• Request
Count every line below in which "this" occurs, then give only the count.

(Rows from a dataset of charts and code)
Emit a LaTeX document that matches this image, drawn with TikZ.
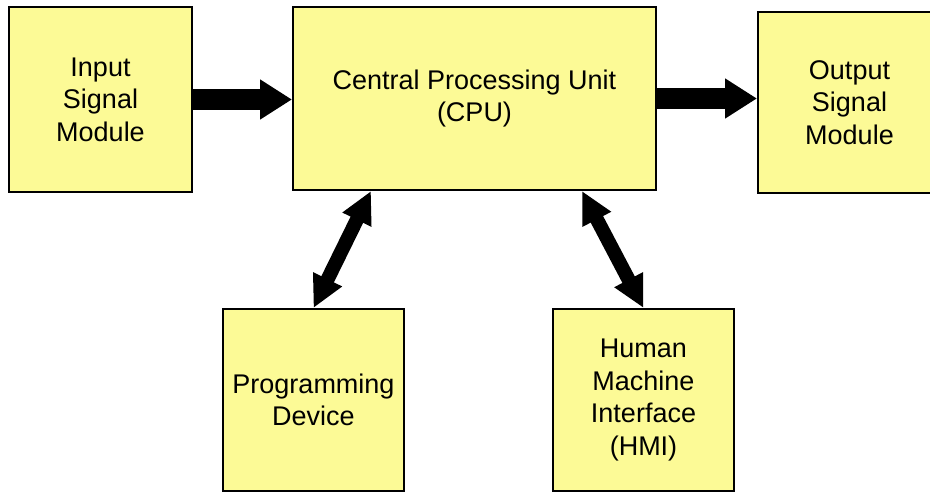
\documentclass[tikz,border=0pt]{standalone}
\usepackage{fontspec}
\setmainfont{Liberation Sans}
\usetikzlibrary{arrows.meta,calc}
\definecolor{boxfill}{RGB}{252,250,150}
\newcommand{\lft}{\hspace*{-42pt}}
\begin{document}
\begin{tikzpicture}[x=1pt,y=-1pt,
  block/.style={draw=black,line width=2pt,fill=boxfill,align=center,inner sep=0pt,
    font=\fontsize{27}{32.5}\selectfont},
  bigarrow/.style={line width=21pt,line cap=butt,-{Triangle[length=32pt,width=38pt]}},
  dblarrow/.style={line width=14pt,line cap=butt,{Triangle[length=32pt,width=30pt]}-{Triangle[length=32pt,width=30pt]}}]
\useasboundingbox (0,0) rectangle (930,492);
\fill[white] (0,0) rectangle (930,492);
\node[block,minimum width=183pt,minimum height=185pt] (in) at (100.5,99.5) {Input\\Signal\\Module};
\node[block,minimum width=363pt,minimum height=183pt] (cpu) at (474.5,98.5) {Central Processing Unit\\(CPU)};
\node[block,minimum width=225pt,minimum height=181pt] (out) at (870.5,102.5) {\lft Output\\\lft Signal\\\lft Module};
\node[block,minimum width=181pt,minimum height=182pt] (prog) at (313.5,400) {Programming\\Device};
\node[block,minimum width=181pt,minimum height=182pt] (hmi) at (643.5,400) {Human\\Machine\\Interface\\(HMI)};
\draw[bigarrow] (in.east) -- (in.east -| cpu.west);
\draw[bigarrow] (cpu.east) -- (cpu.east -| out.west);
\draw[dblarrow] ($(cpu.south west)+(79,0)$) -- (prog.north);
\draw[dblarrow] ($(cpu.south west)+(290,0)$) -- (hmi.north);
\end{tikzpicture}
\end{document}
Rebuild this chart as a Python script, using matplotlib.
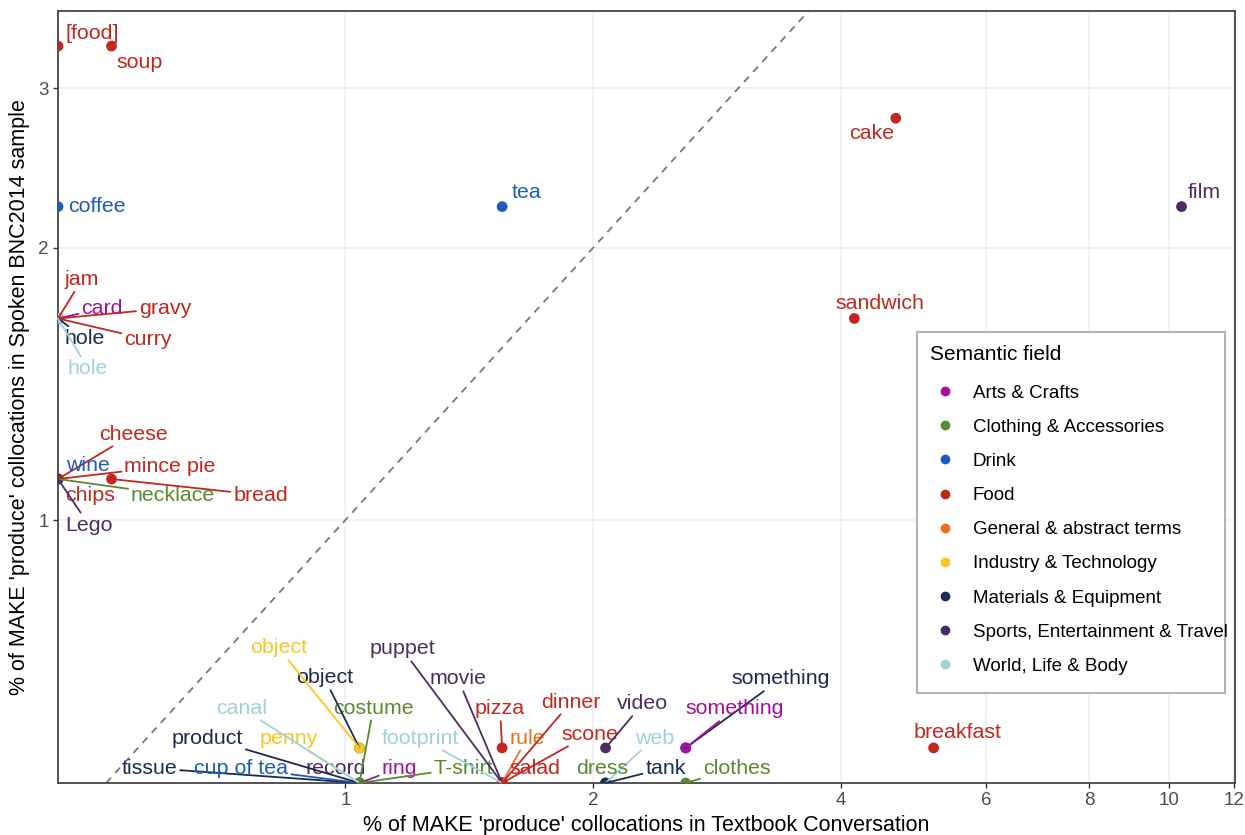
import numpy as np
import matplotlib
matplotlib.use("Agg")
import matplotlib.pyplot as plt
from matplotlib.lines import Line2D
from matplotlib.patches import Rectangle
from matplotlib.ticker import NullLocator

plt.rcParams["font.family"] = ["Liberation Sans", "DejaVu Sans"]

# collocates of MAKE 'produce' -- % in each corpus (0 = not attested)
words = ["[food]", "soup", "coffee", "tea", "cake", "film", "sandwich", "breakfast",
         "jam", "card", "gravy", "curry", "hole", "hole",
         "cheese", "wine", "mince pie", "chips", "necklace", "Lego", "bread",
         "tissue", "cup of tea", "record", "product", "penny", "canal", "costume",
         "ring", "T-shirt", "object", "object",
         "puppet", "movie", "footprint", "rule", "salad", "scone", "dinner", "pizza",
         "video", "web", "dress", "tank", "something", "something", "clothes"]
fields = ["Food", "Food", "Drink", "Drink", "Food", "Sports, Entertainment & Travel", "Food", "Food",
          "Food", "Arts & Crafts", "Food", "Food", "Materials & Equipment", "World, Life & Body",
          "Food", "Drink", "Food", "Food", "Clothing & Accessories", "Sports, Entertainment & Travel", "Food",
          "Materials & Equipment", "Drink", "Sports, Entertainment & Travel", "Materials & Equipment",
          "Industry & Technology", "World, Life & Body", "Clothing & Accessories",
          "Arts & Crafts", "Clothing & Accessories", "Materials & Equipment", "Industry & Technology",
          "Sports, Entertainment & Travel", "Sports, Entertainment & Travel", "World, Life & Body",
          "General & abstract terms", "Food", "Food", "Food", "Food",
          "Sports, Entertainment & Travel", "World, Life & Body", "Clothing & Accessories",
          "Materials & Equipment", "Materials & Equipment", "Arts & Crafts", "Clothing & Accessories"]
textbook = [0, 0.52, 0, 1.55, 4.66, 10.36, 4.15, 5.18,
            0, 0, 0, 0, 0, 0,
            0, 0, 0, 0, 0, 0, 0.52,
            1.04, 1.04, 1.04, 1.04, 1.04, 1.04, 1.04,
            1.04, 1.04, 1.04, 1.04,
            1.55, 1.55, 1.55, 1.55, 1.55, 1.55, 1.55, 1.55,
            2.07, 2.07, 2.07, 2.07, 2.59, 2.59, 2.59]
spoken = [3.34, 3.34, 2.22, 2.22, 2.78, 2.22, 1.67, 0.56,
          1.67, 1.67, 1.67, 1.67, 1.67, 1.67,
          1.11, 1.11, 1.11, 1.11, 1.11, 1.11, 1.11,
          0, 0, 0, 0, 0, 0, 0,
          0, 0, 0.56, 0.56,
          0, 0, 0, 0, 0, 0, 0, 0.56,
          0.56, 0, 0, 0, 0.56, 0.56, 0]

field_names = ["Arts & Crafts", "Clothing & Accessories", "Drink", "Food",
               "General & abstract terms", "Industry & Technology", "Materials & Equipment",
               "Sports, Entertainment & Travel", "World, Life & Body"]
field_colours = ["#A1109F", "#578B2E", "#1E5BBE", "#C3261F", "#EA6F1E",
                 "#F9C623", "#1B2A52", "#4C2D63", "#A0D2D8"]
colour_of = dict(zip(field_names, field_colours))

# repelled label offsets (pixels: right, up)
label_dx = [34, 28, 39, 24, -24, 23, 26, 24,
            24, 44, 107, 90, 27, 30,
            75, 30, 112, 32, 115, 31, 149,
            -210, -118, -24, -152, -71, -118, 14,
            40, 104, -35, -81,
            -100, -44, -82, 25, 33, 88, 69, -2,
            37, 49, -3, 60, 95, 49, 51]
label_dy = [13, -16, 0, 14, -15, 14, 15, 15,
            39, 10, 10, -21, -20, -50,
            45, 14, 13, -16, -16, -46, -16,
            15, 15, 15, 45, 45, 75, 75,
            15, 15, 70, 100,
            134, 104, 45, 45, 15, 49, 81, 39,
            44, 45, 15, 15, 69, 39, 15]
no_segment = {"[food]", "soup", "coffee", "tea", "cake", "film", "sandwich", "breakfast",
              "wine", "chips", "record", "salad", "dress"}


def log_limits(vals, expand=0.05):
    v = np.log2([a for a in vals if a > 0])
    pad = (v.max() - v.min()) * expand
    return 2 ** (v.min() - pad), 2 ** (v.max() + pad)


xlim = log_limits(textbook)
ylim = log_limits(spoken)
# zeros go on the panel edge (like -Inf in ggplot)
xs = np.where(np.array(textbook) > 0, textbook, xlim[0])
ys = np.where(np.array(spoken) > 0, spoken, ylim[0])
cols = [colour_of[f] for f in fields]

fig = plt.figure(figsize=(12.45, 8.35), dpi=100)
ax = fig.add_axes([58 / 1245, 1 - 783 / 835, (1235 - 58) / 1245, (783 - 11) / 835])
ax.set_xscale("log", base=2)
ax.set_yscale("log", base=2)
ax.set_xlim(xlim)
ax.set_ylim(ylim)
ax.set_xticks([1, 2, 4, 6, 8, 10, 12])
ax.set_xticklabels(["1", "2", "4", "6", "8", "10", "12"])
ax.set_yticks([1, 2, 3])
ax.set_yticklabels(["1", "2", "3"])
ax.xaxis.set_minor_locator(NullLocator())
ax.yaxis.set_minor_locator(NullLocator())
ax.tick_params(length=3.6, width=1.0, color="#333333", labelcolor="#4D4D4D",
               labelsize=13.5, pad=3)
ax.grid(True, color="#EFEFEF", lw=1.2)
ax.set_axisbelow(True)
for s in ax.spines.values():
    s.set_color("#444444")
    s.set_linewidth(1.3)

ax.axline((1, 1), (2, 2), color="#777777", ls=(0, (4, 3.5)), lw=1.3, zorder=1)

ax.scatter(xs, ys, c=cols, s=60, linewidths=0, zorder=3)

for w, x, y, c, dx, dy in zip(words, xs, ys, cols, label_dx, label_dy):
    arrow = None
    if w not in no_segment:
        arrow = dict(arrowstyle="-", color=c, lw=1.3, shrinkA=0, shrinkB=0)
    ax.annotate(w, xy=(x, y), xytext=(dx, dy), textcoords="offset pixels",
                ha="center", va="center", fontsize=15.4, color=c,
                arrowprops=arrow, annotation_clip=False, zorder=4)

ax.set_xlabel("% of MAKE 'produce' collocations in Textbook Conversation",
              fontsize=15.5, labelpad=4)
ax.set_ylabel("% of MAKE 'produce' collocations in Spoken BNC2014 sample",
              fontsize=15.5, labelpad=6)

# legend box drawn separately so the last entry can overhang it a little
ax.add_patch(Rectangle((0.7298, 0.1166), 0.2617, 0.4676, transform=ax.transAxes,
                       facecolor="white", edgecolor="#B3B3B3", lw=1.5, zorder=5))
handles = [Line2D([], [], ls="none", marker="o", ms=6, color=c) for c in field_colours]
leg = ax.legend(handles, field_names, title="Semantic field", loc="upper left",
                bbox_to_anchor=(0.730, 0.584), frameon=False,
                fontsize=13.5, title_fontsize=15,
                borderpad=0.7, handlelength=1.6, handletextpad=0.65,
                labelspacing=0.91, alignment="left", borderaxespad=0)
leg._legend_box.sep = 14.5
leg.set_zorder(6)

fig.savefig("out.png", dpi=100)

• Answer for the task
2